Hare Krishnas in the former capital of Bolshevism

So I was walking down the street in Moscow Monday when my new aquaintence Testa, an ethnic Indian now studying in here, pointed out the Hare Krishna temple near Khodinko Field.  The “temple” was actually a combination of trailers and other temporary housing in the kind of makeshift structure elementary schools put up after a natural catastrophe.  Only in this case, the catastrophe was caused by the Russian Orthodox church and the stolid workings of the government bureaucracy.

Russian Hare Krishna followers have been trying to build a temple here for years but have run into opposition from the government, which sympathizes with the Russian Orthodox Church as the traditional national faith.  I was told that now most of the bureaucratic hurdles have finally been cleared and a real temple will soon be built.

We decided to check out the temple and wound up seated in a circle around a Russian devotee who lulled us into a stupor with his gentle religious entreaties and philosophical musings.  “Religion without philosophy is fanatacism,” he began (in Russian), “and philosophy without religion is empty words.”

We finished up the lovefest by singing the Maha Mantra and eating coconut baked goods.

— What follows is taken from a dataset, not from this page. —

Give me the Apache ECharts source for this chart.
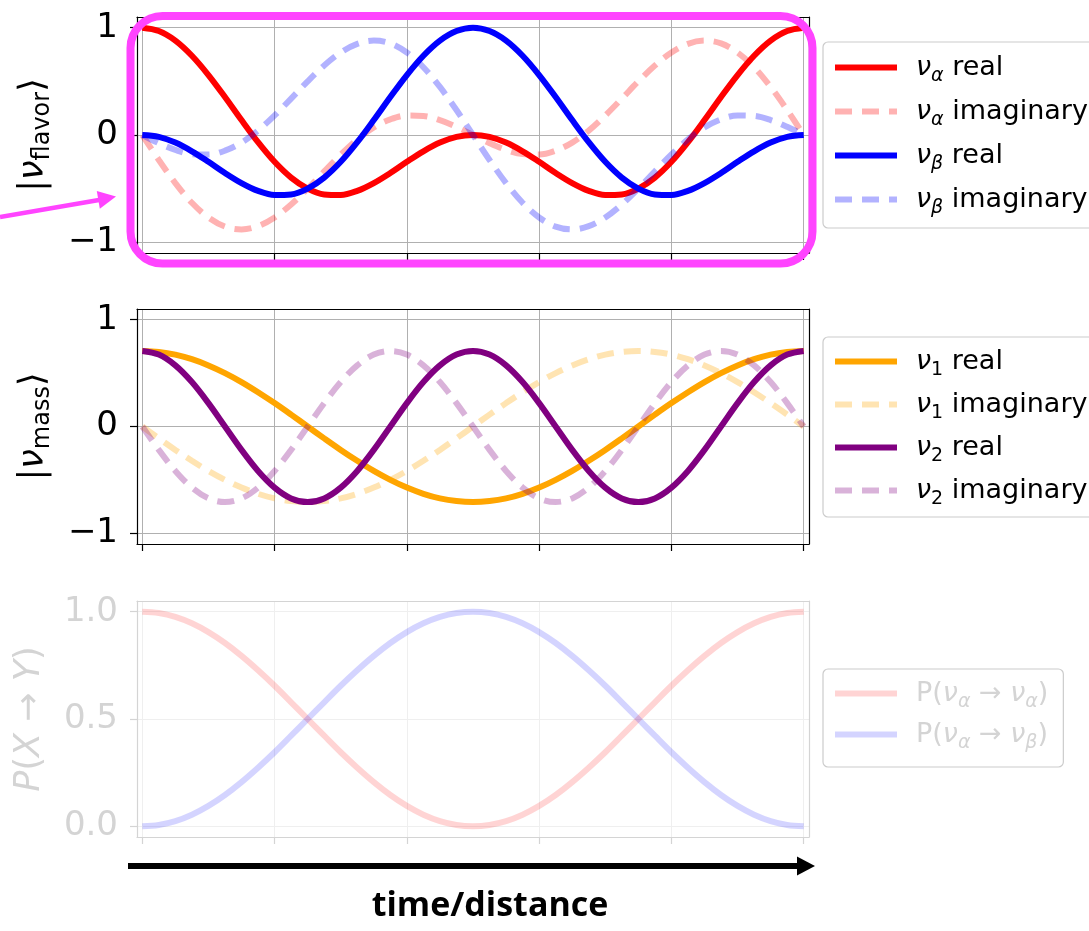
<!DOCTYPE html>
<html>
<head>
<meta charset="utf-8">
<title>Neutrino oscillation</title>
<script src="https://cdn.jsdelivr.net/npm/echarts@6/dist/echarts.min.js"></script>
<style>
html, body { margin: 0; padding: 0; background: #fff; }
#chart { width: 1089px; height: 931px; }
</style>
</head>
<body>
<div id="chart"></div>
<script>
// sample positions along time/distance (tick units)
var t = [0, 0.125, 0.25, 0.375, 0.5, 0.625, 0.75, 0.875, 1, 1.125, 1.25, 1.375, 1.5, 1.625, 1.75, 1.875,
  2, 2.125, 2.25, 2.375, 2.5, 2.625, 2.75, 2.875, 3, 3.125, 3.25, 3.375, 3.5, 3.625, 3.75, 3.875,
  4, 4.125, 4.25, 4.375, 4.5, 4.625, 4.75, 4.875, 5];

// flavor states
var alphaRe = [1, 0.969, 0.880, 0.739, 0.559, 0.354, 0.139, -0.067, -0.25, -0.397, -0.5, -0.554, -0.559, -0.521, -0.448, -0.354,
  -0.25, -0.152, -0.071, -0.018, 0, -0.018, -0.071, -0.152, -0.25, -0.354, -0.448, -0.521, -0.559, -0.554, -0.5, -0.397,
  -0.25, -0.067, 0.139, 0.354, 0.559, 0.739, 0.880, 0.969, 1];
var alphaIm = [0, -0.233, -0.448, -0.632, -0.769, -0.854, -0.880, -0.85, -0.769, -0.648, -0.5, -0.339, -0.182, -0.041, 0.071, 0.146,
  0.182, 0.178, 0.139, 0.076, 0, -0.076, -0.139, -0.178, -0.182, -0.146, -0.071, 0.041, 0.182, 0.339, 0.5, 0.648,
  0.769, 0.85, 0.880, 0.854, 0.769, 0.632, 0.448, 0.233, 0];
var betaRe = [0, -0.018, -0.071, -0.152, -0.25, -0.354, -0.448, -0.521, -0.559, -0.554, -0.5, -0.397, -0.25, -0.067, 0.139, 0.354,
  0.559, 0.739, 0.880, 0.969, 1, 0.969, 0.880, 0.739, 0.559, 0.354, 0.139, -0.067, -0.25, -0.397, -0.5, -0.554,
  -0.559, -0.521, -0.448, -0.354, -0.25, -0.152, -0.071, -0.018, 0];
var betaIm = [0, -0.076, -0.139, -0.178, -0.182, -0.146, -0.071, 0.041, 0.182, 0.339, 0.5, 0.648, 0.769, 0.85, 0.880, 0.854,
  0.769, 0.632, 0.448, 0.233, 0, -0.233, -0.448, -0.632, -0.769, -0.854, -0.880, -0.85, -0.769, -0.648, -0.5, -0.339,
  -0.182, -0.041, 0.071, 0.146, 0.182, 0.178, 0.139, 0.076, 0];

// mass states
var nu1Re = [0.707, 0.698, 0.673, 0.630, 0.572, 0.5, 0.416, 0.321, 0.219, 0.111, 0, -0.111, -0.219, -0.321, -0.416, -0.5,
  -0.572, -0.630, -0.673, -0.698, -0.707, -0.698, -0.673, -0.630, -0.572, -0.5, -0.416, -0.321, -0.219, -0.111, 0, 0.111,
  0.219, 0.321, 0.416, 0.5, 0.572, 0.630, 0.673, 0.698, 0.707];
var nu1Im = [0, -0.111, -0.219, -0.321, -0.416, -0.5, -0.572, -0.630, -0.673, -0.698, -0.707, -0.698, -0.673, -0.630, -0.572, -0.5,
  -0.416, -0.321, -0.219, -0.111, 0, 0.111, 0.219, 0.321, 0.416, 0.5, 0.572, 0.630, 0.673, 0.698, 0.707, 0.698,
  0.673, 0.630, 0.572, 0.5, 0.416, 0.321, 0.219, 0.111, 0];
var nu2Re = [0.707, 0.673, 0.572, 0.416, 0.219, 0, -0.219, -0.416, -0.572, -0.673, -0.707, -0.673, -0.572, -0.416, -0.219, 0,
  0.219, 0.416, 0.572, 0.673, 0.707, 0.673, 0.572, 0.416, 0.219, 0, -0.219, -0.416, -0.572, -0.673, -0.707, -0.673,
  -0.572, -0.416, -0.219, 0, 0.219, 0.416, 0.572, 0.673, 0.707];
var nu2Im = [0, -0.219, -0.416, -0.572, -0.673, -0.707, -0.673, -0.572, -0.416, -0.219, 0, 0.219, 0.416, 0.572, 0.673, 0.707,
  0.673, 0.572, 0.416, 0.219, 0, -0.219, -0.416, -0.572, -0.673, -0.707, -0.673, -0.572, -0.416, -0.219, 0, 0.219,
  0.416, 0.572, 0.673, 0.707, 0.673, 0.572, 0.416, 0.219, 0];

// probabilities
var pAA = [1, 0.994, 0.976, 0.946, 0.905, 0.854, 0.794, 0.727, 0.655, 0.578, 0.5, 0.422, 0.345, 0.273, 0.206, 0.146,
  0.095, 0.054, 0.024, 0.006, 0, 0.006, 0.024, 0.054, 0.095, 0.146, 0.206, 0.273, 0.345, 0.422, 0.5, 0.578,
  0.655, 0.727, 0.794, 0.854, 0.905, 0.946, 0.976, 0.994, 1];
var pAB = [0, 0.006, 0.024, 0.054, 0.095, 0.146, 0.206, 0.273, 0.345, 0.422, 0.5, 0.578, 0.655, 0.727, 0.794, 0.854,
  0.905, 0.946, 0.976, 0.994, 1, 0.994, 0.976, 0.946, 0.905, 0.854, 0.794, 0.727, 0.655, 0.578, 0.5, 0.422,
  0.345, 0.273, 0.206, 0.146, 0.095, 0.054, 0.024, 0.006, 0];

// ticks
var xTicks = [0, 1, 2, 3, 4, 5];
var ampTicks = [-1, 0, 1];
var probTicks = [0, 0.5, 1];

// legend entries
var flavorNames = ['να real', 'να imaginary', 'νβ real', 'νβ imaginary'];
var massNames = ['ν1 real', 'ν1 imaginary', 'ν2 real', 'ν2 imaginary'];
var probNames = ['P(να→να)', 'P(να→νβ)'];

var FONT = 'DejaVu Sans';
var legendText = {
  'να real': '{m0|ν}{s|α}{t| real}',
  'να imaginary': '{m0|ν}{s|α}{t| imaginary}',
  'νβ real': '{m0|ν}{s|β}{t| real}',
  'νβ imaginary': '{m0|ν}{s|β}{t| imaginary}',
  'ν1 real': '{m0|ν}{n|1}{t| real}',
  'ν1 imaginary': '{m0|ν}{n|1}{t| imaginary}',
  'ν2 real': '{m0|ν}{n|2}{t| real}',
  'ν2 imaginary': '{m0|ν}{n|2}{t| imaginary}',
  'P(να→να)': '{t0|P(}{m|ν}{s|α}{t| → }{m|ν}{s|α}{t|)}',
  'P(να→νβ)': '{t0|P(}{m|ν}{s|α}{t| → }{m|ν}{s|β}{t|)}'
};
var legendRich = {
  m0: { fontFamily: FONT, fontSize: 27, fontStyle: 'italic', verticalAlign: 'middle', padding: [0, 0, 0, 14] },
  m: { fontFamily: FONT, fontSize: 27, fontStyle: 'italic', verticalAlign: 'middle' },
  s: { fontFamily: FONT, fontSize: 19, fontStyle: 'italic', verticalAlign: 'middle', padding: [18, 0, 0, 0] },
  n: { fontFamily: FONT, fontSize: 19, verticalAlign: 'middle', padding: [18, 0, 0, 0] },
  t: { fontFamily: FONT, fontSize: 27, verticalAlign: 'middle' },
  t0: { fontFamily: FONT, fontSize: 27, verticalAlign: 'middle', padding: [0, 0, 0, 14] }
};

var nameRich = {
  u: { fontFamily: FONT, fontSize: 35, verticalAlign: 'middle' },
  i: { fontFamily: FONT, fontSize: 35, fontStyle: 'italic', verticalAlign: 'middle' },
  s: { fontFamily: FONT, fontSize: 24, verticalAlign: 'middle', padding: [18, 0, 0, 0] }
};

function pairs(ys) {
  return t.map(function (x, i) { return [x, ys[i]]; });
}

function line(name, ys, idx, color, dashed, opacity) {
  return {
    name: name, type: 'line', xAxisIndex: idx, yAxisIndex: idx,
    data: pairs(ys), symbol: 'none', showSymbol: false, smooth: 0.35,
    lineStyle: { color: color, width: 6, type: dashed ? [17, 10] : 'solid', opacity: opacity, cap: 'butt' },
    itemStyle: { color: color },
    emphasis: { disabled: true }
  };
}

function legend(names, top, gap, pad, color) {
  return {
    data: names, orient: 'vertical', left: 823, top: top,
    itemWidth: 62, itemHeight: 14, itemGap: gap, padding: pad,
    borderColor: '#cccccc', borderWidth: 1.2, borderRadius: 5, backgroundColor: '#ffffff',
    selectedMode: false,
    itemStyle: { opacity: 0 },
    lineStyle: { width: 6 },
    textStyle: { color: color, rich: legendRich },
    formatter: function (n) { return legendText[n]; }
  };
}

function grid(top, height) {
  return { left: 137, top: top, width: 672, height: height, show: true,
    borderColor: null, borderWidth: 0, containLabel: false, outerBoundsMode: 'none' };
}

function xAxis(idx, ink, gridInk) {
  return {
    type: 'value', gridIndex: idx, min: -0.04, max: 5.04, splitNumber: 5,
    axisLine: { show: true, onZero: false, lineStyle: { color: ink, width: 1.2 } },
    axisTick: { show: true, length: 7, customValues: xTicks, lineStyle: { color: ink, width: 1.2 } },
    axisLabel: { show: false },
    splitLine: { show: true, lineStyle: { color: gridInk, width: 1 } }
  };
}

function yAxis(idx, min, max, ticks, ink, gridInk, labelInk, name, gap, fmt) {
  return {
    type: 'value', gridIndex: idx, min: min, max: max, splitNumber: 2,
    axisLine: { show: true, onZero: false, lineStyle: { color: ink, width: 1.2 } },
    axisTick: { show: true, length: 7, customValues: ticks, lineStyle: { color: ink, width: 1.2 } },
    axisLabel: { customValues: ticks, fontFamily: FONT, fontSize: 34, color: labelInk, margin: 19, formatter: fmt },
    splitLine: { show: true, lineStyle: { color: gridInk, width: 1 } },
    name: name, nameLocation: 'middle', nameRotate: 90, nameGap: gap,
    nameTextStyle: { color: labelInk, rich: nameRich }
  };
}

// top/right spines drawn as secondary axes
function spine(kind, idx, ink, pos) {
  var ax = {
    type: 'value', gridIndex: idx, position: pos, show: true,
    axisLine: { show: true, onZero: false, lineStyle: { color: ink, width: 1.2 } },
    axisTick: { show: false }, axisLabel: { show: false }, splitLine: { show: false }
  };
  if (kind === 'x') { ax.min = -0.04; ax.max = 5.04; } else { ax.min = 0; ax.max = 1; }
  return ax;
}

function amp(v) { return String(v).replace('-', '\u2212'); }
function prob(v) { return v.toFixed(1); }

var chart = echarts.init(document.getElementById('chart'), null, { renderer: 'canvas' });

var option = {
  animation: false,
  backgroundColor: '#ffffff',
  grid: [grid(17, 236), grid(309, 235), grid(601, 236)],
  xAxis: [
    xAxis(0, '#000000', '#b0b0b0'),
    xAxis(1, '#000000', '#b0b0b0'),
    xAxis(2, '#d4d4d4', '#efefef'),
    spine('x', 0, '#000000', 'top'),
    spine('x', 1, '#000000', 'top'),
    spine('x', 2, '#d4d4d4', 'top')
  ],
  yAxis: [
    yAxis(0, -1.1, 1.1, ampTicks, '#000000', '#b0b0b0', '#000000',
      '{u||}{i|ν}{s|flavor}{u|⟩}', 82, amp),
    yAxis(1, -1.1, 1.1, ampTicks, '#000000', '#b0b0b0', '#000000',
      '{u||}{i|ν}{s|mass}{u|⟩}', 82, amp),
    yAxis(2, -0.05, 1.05, probTicks, '#d4d4d4', '#efefef', '#d4d4d4',
      '{i|P}{u|(}{i|X}{u| → }{i|Y}{u|)}', 90, prob),
    spine('y', 0, '#000000', 'right'),
    spine('y', 1, '#000000', 'right'),
    spine('y', 2, '#d4d4d4', 'right')
  ],
  legend: [
    legend(flavorNames, 42, 12, [12, 10, 10, 9], '#000000'),
    legend(massNames, 337, 11, [11, 10, 8, 9], '#000000'),
    legend(probNames, 669, 9, [11, 15, 14, 9], '#d4d4d4')
  ],
  series: [
    line(flavorNames[0], alphaRe, 0, '#ff0000', false, 1),
    line(flavorNames[1], alphaIm, 0, '#ff0000', true, 0.3),
    line(flavorNames[2], betaRe, 0, '#0000ff', false, 1),
    line(flavorNames[3], betaIm, 0, '#0000ff', true, 0.3),
    line(massNames[0], nu1Re, 1, '#ffa500', false, 1),
    line(massNames[1], nu1Im, 1, '#ffa500', true, 0.3),
    line(massNames[2], nu2Re, 1, '#800080', false, 1),
    line(massNames[3], nu2Im, 1, '#800080', true, 0.3),
    line(probNames[0], pAA, 2, '#ff0000', false, 0.17),
    line(probNames[1], pAB, 2, '#0000ff', false, 0.17)
  ],
  graphic: [
    { type: 'rect', z: 100, shape: { x: 130.5, y: 16, width: 682, height: 247.5, r: 32 },
      style: { fill: 'none', stroke: '#ff44ff', lineWidth: 8 } },
    { type: 'line', z: 100, shape: { x1: 0, y1: 217, x2: 99, y2: 200 },
      style: { stroke: '#ff44ff', lineWidth: 4.5 } },
    { type: 'polygon', z: 100, shape: { points: [[116, 196.5], [99.8, 208.8], [96.8, 191]] },
      style: { fill: '#ff44ff' } },
    { type: 'line', z: 100, shape: { x1: 128, y1: 866, x2: 798, y2: 866 },
      style: { stroke: '#000000', lineWidth: 6 } },
    { type: 'polygon', z: 100, shape: { points: [[815, 866], [797, 856.5], [797, 875.5]] },
      style: { fill: '#000000' } },
    { type: 'text', z: 100, x: 490, y: 906,
      style: { text: 'time/distance', fontFamily: 'Open Sans', fontWeight: 'bold', fontSize: 34,
        fill: '#000000', align: 'center', verticalAlign: 'middle' } }
  ]
};

chart.setOption(option);
</script>
</body>
</html>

No converts were made that day, but I do have to respect the Russian Hare Krishnas, who are still trucking after years of Soviet, and now Russian, government oppression.  Since Russian Orthodox is now becoming a de facto state religion due to the happy cohesion of its anti-Protestant direction with the government’s anti-Western streak, I’m all for anything that will prick the little toe of the Russian Orthodox giant.